Starting forest fires as a tactic has been mentioned a handful of times over the years in propaganda magazines and videos issued by international terrorist groups like Al Qaeda and, more recently, the Islamic State, which again endorsed arson in a short video this summer.

These online publications and videos often seek to encourage potential lone wolves to conduct acts of violence in the West, however minor they may be. In the past, terrorist groups have encouraged people to build their own bombs, run pedestrians over with cars, or even hit people and spit in their faces — no jihad is too small, the thinking goes. The idea of starting forest fires has also been thrown out on a handful of occasions, part of an apparent kitchen-sink approach to suggesting possible attacks to supporters.

A fear of foreign attack against American forests goes deep into U.S. history. During World War II, there were fears that Japanese aircraft might try and ignite West Coast forests with firebombs, a fear that helped create “Smokey Bear” as a symbol of national vigilance during wartime.

Contemporary terrorists never apparently tried to carry out such an attack, but they were effective at exploiting the deep historical paranoia of U.S. law enforcement agencies about such an attack against forests — a fear that other foreign adversaries of the United States were glad to exploit.

“If law enforcement were to step up in enforcing existing regulations, it’d go a long way to stopping the fires that we’re seeing each year. Start with something simple, get the basics right.”

After a summer of wildfires in European Union countries in 2012, a Russian security official claimed that the fires had been set by Islamic extremists as part of a jihadi strategy. The claim, unsupported by evidence, was met with derision by Russian and European environmentalists. But the notion fell on more receptive ears in the United States. A 2012 report from California’s Orange County Sheriff’s Department directly cited the Russian government claim to warn of a looming threat to local forests. “Although there have not been any wildfires in the U.S. attributed to al-Qaeda related activity, the Russian Federal Security Service has accredited this last year’s widespread forest fires throughout the European Union to an al-Qaeda tactic called, ‘forest jihad,’” the report stated, starkly warning to stay on guard against the threat.

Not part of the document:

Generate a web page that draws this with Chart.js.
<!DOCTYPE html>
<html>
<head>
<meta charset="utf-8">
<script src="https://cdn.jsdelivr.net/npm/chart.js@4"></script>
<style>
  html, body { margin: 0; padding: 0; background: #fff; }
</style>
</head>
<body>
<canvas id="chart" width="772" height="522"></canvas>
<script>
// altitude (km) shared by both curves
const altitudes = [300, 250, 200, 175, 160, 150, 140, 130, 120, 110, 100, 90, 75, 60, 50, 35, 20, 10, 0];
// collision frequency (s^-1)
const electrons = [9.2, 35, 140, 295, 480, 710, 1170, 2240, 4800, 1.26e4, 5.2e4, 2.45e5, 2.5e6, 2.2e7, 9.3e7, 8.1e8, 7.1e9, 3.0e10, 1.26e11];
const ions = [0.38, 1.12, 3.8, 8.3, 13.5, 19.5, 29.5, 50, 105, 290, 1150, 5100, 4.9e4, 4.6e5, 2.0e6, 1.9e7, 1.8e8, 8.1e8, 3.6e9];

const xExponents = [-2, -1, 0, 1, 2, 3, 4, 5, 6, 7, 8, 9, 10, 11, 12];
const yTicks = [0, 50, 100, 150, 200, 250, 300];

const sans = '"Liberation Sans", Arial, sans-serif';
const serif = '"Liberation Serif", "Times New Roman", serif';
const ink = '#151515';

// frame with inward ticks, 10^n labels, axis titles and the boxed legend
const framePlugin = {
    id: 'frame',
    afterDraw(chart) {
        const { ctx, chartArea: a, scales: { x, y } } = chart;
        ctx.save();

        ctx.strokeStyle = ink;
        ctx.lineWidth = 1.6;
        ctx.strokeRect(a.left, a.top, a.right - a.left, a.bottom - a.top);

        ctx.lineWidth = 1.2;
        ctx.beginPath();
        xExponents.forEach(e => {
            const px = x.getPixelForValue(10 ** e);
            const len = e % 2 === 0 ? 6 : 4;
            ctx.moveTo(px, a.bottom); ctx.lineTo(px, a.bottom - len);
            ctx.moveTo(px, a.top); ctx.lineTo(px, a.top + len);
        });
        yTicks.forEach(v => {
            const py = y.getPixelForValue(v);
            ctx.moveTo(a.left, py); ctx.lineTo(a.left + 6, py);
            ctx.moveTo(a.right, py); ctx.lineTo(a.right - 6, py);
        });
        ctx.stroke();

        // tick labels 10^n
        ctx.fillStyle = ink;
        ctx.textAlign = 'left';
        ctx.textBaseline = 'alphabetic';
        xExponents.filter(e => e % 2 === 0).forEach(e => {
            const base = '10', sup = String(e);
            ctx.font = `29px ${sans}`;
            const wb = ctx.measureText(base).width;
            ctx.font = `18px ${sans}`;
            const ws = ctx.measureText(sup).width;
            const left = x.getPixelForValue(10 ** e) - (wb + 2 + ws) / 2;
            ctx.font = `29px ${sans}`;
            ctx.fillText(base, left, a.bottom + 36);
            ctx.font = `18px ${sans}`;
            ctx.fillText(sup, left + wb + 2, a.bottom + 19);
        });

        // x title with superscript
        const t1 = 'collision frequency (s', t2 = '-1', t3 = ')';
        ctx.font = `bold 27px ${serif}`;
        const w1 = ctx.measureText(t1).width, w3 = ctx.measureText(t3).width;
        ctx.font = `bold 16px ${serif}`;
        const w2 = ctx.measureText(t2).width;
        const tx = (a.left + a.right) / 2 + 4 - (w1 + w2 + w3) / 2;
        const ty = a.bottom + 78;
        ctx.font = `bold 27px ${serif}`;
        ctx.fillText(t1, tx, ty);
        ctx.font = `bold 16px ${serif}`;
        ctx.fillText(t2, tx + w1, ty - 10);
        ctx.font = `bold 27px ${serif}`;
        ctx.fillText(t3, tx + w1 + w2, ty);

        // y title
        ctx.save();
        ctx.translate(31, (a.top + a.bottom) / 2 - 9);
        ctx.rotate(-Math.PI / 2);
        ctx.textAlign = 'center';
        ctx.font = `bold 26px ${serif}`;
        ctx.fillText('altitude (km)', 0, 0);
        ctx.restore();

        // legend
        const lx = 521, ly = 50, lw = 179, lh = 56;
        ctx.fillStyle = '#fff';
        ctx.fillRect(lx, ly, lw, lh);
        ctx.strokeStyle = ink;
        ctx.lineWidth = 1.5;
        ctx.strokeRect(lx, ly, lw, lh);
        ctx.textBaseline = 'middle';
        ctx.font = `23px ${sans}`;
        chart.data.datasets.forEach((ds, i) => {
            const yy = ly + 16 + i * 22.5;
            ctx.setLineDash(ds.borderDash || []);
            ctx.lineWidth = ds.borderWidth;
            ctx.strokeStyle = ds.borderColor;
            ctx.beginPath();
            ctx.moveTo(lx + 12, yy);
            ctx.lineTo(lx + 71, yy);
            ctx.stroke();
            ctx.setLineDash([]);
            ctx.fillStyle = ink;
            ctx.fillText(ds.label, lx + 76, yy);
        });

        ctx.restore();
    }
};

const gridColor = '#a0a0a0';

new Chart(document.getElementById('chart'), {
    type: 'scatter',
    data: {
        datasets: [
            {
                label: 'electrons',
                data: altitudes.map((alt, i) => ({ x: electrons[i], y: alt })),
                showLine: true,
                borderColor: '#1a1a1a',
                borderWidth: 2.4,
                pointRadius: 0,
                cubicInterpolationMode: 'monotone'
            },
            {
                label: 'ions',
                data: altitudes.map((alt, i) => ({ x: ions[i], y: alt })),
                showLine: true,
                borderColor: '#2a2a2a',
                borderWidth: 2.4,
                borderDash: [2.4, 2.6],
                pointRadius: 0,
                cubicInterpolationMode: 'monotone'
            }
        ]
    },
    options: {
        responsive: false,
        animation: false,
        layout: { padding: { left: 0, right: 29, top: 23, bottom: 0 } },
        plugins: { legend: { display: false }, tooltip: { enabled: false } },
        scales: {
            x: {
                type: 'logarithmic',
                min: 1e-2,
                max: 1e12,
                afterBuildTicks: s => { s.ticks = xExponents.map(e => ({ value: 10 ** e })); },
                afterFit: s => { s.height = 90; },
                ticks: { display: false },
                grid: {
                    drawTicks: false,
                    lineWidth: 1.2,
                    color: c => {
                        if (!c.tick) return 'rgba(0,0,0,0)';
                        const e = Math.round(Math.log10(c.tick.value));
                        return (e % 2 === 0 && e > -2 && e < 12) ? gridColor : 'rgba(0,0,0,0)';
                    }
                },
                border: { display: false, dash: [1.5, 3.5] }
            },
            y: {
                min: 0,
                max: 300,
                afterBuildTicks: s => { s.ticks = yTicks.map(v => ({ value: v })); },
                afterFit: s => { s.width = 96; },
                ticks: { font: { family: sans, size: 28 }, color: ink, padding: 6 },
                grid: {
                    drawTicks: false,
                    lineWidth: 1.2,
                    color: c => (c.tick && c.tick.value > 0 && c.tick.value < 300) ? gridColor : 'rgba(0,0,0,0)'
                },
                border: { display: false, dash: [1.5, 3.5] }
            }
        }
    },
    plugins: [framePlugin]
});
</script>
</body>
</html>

The theory has engendered controversy elsewhere. Earlier this year, with wildfires engulfing Australia, a 12-year-old Brisbane Times article about the possibility of “forest jihad” began to circulate online. But the publisher of the article, according to a conservative blog, took it down once it began to recirculate. In recounting the deletion of the story, the conservative blog, Caldron Pool, appended its own note to the top of its post: “Authorities have given no indication that the current bushfires are the result of terrorist activity.”

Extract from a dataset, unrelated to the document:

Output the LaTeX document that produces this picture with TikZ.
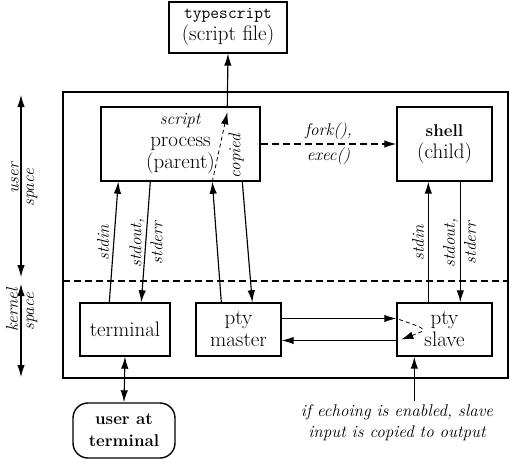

Although some self-styled terrorism experts have periodically raised the possibility of hidden “forest jihadis” behind new forest fires, experts say that manmade climate change is the primary driver behind this deadly phenomenon. Even in the best-case scenarios, it is expected that these fires will become more severe in the years to come, threatening the lives of millions living in the American West. The threat of climate change appears to be far more severe threat than the “forest jihad” that law enforcement and experts on international terrorism have spent years contemplating.

“If law enforcement were to step up in enforcing existing regulations, it’d go a long way to stopping the fires that we’re seeing each year,” said Skar of Greenpeace USA. “Start with something simple, get the basics right.”